#### [GOAL]
From the first line of the data below through the line holding "const labelSuffix = ['', '', '', '', '', '', '", output each line exactly and leave the pictures out.
-----
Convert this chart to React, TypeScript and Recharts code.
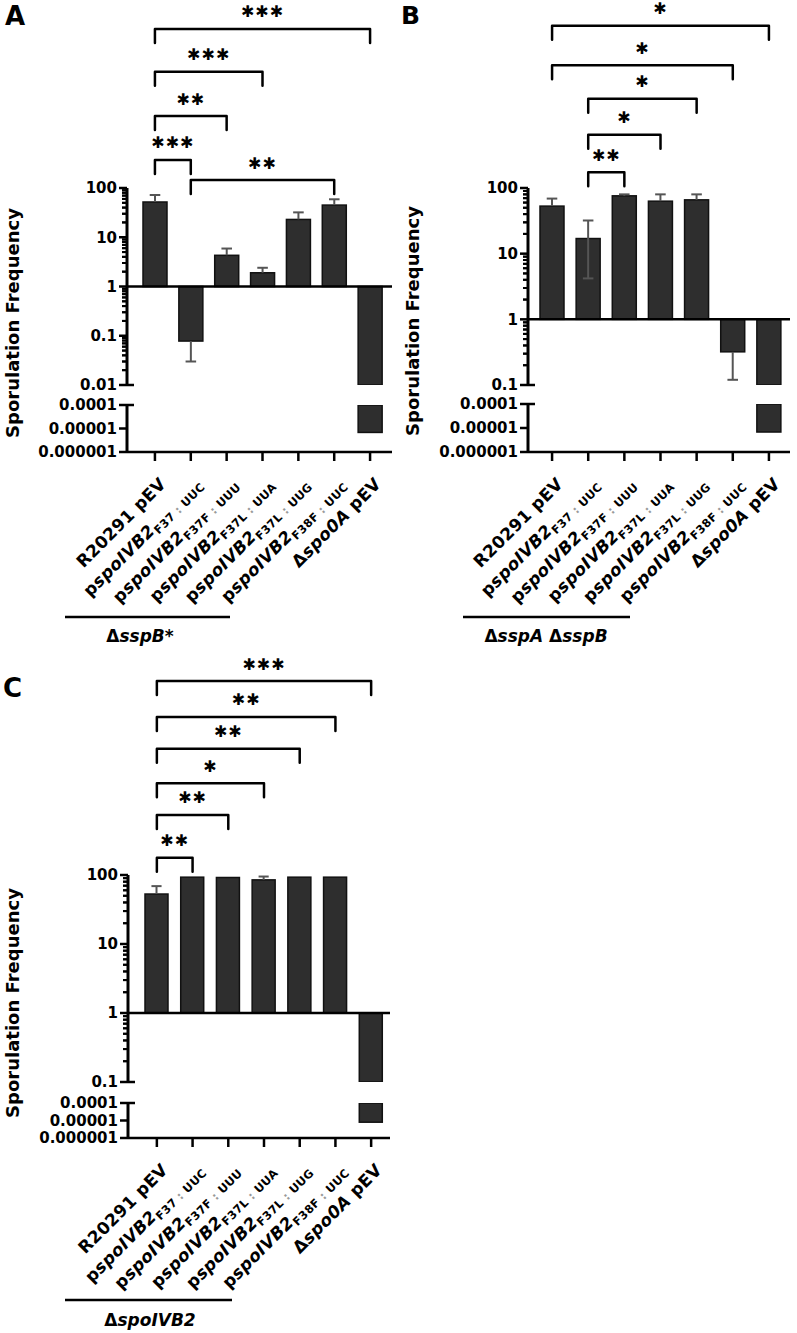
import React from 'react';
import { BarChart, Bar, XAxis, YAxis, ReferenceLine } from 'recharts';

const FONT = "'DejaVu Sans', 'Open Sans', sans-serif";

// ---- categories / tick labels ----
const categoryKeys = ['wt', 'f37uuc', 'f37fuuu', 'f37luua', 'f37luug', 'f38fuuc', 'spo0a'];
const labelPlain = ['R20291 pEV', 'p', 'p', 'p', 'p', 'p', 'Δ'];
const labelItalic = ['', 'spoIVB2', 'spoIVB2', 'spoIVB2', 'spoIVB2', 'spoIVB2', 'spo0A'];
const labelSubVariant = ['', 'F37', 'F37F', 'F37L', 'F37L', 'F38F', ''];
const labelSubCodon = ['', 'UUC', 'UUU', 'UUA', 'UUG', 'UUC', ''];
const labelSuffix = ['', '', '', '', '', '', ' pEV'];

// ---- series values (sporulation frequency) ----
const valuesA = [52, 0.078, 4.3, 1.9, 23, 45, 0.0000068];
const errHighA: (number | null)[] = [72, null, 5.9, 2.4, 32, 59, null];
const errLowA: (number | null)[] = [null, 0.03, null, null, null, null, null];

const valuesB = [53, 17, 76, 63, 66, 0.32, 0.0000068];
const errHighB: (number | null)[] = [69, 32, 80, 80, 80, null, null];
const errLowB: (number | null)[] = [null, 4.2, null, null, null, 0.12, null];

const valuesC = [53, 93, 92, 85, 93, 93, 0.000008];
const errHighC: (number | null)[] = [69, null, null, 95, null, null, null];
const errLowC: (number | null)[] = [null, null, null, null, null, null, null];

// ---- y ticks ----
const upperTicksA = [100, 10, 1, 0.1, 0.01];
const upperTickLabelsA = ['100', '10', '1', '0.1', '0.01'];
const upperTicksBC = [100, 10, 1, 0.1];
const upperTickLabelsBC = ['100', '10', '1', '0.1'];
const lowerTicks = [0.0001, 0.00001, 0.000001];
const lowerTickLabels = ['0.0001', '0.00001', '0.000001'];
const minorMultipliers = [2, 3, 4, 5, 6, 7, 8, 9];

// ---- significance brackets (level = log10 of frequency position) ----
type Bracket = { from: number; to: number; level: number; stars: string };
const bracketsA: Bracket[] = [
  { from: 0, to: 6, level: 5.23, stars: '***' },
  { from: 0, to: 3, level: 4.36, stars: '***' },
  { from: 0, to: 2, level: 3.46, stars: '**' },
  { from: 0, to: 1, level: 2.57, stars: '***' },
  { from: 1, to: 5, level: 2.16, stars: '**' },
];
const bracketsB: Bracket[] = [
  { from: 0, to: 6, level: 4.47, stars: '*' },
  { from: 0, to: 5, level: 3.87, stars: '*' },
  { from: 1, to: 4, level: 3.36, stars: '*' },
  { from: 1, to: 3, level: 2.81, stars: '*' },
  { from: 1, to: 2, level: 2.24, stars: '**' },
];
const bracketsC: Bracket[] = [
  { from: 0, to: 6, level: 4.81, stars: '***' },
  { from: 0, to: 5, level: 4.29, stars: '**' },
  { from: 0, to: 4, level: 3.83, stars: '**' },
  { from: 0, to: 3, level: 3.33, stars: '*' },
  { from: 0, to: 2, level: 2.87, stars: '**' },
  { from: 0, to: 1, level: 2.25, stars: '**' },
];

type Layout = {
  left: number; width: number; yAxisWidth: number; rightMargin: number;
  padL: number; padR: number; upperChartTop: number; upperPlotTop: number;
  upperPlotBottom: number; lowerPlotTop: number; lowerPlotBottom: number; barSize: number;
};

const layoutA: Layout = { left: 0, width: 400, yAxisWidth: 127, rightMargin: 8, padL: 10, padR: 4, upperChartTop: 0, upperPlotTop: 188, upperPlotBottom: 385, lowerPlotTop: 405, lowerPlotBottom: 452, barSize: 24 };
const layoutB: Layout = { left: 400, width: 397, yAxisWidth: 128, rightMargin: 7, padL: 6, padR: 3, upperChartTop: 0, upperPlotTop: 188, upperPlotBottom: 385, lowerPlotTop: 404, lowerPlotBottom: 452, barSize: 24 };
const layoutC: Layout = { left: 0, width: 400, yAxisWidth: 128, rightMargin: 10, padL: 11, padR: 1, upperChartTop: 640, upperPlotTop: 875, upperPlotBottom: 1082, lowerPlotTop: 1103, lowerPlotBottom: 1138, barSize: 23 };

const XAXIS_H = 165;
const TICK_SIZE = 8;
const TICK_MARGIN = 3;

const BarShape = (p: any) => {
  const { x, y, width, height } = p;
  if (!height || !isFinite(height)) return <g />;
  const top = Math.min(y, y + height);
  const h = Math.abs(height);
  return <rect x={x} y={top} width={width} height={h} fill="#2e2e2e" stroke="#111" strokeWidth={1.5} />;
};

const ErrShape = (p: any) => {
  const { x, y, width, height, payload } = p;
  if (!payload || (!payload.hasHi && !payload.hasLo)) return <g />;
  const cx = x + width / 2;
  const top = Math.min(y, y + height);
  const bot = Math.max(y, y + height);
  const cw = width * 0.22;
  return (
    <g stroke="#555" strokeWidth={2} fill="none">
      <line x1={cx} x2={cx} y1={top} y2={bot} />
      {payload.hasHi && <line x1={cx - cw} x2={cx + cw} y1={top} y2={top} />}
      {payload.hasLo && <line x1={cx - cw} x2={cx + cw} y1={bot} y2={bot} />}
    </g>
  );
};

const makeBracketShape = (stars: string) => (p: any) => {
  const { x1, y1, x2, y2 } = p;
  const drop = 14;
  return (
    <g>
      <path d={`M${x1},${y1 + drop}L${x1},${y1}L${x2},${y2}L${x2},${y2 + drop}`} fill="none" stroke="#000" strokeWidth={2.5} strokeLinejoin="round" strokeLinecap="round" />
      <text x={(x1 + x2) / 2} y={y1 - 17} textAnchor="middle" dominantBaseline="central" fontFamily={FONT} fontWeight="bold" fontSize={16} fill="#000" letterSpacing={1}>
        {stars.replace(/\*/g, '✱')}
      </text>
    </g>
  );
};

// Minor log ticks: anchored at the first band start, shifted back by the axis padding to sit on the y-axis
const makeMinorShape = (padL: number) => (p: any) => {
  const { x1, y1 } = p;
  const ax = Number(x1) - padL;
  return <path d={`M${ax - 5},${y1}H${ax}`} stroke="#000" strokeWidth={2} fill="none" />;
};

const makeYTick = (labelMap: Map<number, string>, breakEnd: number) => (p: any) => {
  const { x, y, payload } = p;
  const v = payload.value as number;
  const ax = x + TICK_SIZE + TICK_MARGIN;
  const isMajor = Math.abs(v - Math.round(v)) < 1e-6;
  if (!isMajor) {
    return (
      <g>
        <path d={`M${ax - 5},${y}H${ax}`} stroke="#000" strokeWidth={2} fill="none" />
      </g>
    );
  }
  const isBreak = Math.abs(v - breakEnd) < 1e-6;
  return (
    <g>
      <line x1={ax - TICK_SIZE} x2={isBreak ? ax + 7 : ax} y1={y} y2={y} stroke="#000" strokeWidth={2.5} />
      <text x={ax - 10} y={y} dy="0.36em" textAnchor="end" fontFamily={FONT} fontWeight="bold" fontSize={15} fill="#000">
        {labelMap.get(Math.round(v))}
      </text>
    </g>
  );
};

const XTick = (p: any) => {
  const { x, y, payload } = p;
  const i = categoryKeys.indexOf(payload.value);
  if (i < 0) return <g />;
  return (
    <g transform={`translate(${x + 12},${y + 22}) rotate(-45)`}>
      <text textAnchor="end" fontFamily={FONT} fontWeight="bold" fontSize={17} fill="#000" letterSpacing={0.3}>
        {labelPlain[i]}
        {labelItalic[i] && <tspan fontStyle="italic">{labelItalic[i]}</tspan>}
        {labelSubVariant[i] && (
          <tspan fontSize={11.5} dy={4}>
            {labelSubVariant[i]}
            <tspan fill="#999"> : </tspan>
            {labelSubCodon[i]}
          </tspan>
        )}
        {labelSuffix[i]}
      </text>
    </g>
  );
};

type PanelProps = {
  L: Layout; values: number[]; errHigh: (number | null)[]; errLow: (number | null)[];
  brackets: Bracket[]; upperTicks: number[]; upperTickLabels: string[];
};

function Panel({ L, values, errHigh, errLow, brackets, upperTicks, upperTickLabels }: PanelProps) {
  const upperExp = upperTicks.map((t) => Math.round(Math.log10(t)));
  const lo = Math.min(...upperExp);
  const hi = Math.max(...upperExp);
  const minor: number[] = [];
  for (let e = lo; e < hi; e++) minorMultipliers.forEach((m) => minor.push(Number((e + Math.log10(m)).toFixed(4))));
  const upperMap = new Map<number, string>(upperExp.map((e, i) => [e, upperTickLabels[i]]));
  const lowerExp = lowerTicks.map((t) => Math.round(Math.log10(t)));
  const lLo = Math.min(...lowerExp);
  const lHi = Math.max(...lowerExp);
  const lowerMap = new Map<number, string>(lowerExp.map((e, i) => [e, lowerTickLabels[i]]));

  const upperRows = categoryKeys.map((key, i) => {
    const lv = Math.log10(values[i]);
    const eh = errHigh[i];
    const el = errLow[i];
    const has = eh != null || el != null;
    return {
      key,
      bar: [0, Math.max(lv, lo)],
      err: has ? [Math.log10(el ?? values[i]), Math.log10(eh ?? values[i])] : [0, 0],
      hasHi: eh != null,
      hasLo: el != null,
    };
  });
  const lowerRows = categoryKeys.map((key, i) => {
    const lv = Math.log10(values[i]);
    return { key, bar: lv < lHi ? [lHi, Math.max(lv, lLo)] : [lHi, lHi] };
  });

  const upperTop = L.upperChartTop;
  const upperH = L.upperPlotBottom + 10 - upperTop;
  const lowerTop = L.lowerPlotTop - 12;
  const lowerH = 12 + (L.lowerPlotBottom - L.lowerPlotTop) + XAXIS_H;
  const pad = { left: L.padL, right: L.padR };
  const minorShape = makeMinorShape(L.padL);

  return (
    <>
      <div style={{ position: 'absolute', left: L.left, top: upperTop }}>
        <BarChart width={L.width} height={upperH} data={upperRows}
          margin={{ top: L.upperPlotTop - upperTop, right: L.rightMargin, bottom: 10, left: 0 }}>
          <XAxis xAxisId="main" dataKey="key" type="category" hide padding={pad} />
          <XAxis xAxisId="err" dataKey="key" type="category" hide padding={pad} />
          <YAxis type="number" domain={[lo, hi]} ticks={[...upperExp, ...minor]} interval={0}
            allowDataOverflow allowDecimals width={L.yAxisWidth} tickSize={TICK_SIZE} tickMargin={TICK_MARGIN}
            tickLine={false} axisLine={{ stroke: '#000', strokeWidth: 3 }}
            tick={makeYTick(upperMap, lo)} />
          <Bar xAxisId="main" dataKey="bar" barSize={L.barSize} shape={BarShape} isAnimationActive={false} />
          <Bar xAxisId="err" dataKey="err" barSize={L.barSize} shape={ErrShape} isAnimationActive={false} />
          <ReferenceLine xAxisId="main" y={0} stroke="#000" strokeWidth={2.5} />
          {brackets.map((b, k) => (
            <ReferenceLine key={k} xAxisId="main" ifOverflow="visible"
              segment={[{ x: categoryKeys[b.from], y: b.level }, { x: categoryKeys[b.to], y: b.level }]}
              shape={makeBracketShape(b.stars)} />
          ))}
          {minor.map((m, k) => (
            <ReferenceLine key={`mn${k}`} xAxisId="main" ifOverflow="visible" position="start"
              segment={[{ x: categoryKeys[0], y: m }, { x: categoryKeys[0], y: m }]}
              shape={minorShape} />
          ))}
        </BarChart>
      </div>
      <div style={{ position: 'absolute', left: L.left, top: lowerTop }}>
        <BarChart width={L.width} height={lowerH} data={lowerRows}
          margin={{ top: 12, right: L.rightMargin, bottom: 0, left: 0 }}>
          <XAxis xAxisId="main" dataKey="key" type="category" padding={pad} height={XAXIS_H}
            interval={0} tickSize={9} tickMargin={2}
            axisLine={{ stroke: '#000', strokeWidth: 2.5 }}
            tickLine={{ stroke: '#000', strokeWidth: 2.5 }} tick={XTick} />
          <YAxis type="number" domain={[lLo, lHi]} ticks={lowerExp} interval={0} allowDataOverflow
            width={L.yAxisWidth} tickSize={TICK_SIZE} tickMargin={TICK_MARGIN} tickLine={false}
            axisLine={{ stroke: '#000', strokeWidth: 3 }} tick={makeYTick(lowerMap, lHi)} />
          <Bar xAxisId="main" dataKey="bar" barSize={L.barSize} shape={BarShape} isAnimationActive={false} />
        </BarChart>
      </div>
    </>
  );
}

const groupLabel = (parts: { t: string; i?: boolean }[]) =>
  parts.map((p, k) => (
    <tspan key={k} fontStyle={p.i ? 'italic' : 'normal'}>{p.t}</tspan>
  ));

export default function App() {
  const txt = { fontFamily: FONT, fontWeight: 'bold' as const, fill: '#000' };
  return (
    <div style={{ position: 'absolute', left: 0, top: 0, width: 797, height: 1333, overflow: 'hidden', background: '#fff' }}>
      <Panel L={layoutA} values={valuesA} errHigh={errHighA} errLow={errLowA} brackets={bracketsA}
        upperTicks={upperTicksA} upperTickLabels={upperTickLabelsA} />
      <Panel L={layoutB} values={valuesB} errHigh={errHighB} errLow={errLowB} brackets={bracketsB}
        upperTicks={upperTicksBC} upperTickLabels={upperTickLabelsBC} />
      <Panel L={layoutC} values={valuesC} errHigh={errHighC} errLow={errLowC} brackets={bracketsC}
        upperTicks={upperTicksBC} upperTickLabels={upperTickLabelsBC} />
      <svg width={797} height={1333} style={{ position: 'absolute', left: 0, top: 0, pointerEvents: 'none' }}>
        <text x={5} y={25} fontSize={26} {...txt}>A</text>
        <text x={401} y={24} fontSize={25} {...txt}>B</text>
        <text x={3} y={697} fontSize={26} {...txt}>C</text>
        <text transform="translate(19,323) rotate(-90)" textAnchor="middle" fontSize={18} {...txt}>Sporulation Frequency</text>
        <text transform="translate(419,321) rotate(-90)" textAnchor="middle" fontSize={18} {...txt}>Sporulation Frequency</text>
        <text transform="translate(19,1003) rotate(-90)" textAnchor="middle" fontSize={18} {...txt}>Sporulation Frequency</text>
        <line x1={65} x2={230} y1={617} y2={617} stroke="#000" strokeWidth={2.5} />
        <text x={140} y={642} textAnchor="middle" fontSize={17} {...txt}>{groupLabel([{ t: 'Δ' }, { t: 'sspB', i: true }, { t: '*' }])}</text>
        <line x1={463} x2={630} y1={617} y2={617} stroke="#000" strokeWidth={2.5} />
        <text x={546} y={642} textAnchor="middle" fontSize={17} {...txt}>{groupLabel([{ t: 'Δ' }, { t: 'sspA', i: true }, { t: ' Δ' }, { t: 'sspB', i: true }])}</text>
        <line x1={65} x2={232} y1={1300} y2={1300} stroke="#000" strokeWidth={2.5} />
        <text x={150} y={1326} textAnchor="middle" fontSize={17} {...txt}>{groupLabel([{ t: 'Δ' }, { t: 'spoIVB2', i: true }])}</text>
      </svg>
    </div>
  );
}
-----
#### [TASK SOLUTION]
Convert this chart to React, TypeScript and Recharts code.
import React from 'react';
import { BarChart, Bar, XAxis, YAxis, ReferenceLine } from 'recharts';

const FONT = "'DejaVu Sans', 'Open Sans', sans-serif";

// ---- categories / tick labels ----
const categoryKeys = ['wt', 'f37uuc', 'f37fuuu', 'f37luua', 'f37luug', 'f38fuuc', 'spo0a'];
const labelPlain = ['R20291 pEV', 'p', 'p', 'p', 'p', 'p', 'Δ'];
const labelItalic = ['', 'spoIVB2', 'spoIVB2', 'spoIVB2', 'spoIVB2', 'spoIVB2', 'spo0A'];
const labelSubVariant = ['', 'F37', 'F37F', 'F37L', 'F37L', 'F38F', ''];
const labelSubCodon = ['', 'UUC', 'UUU', 'UUA', 'UUG', 'UUC', ''];
const labelSuffix = ['', '', '', '', '', '', ' pEV'];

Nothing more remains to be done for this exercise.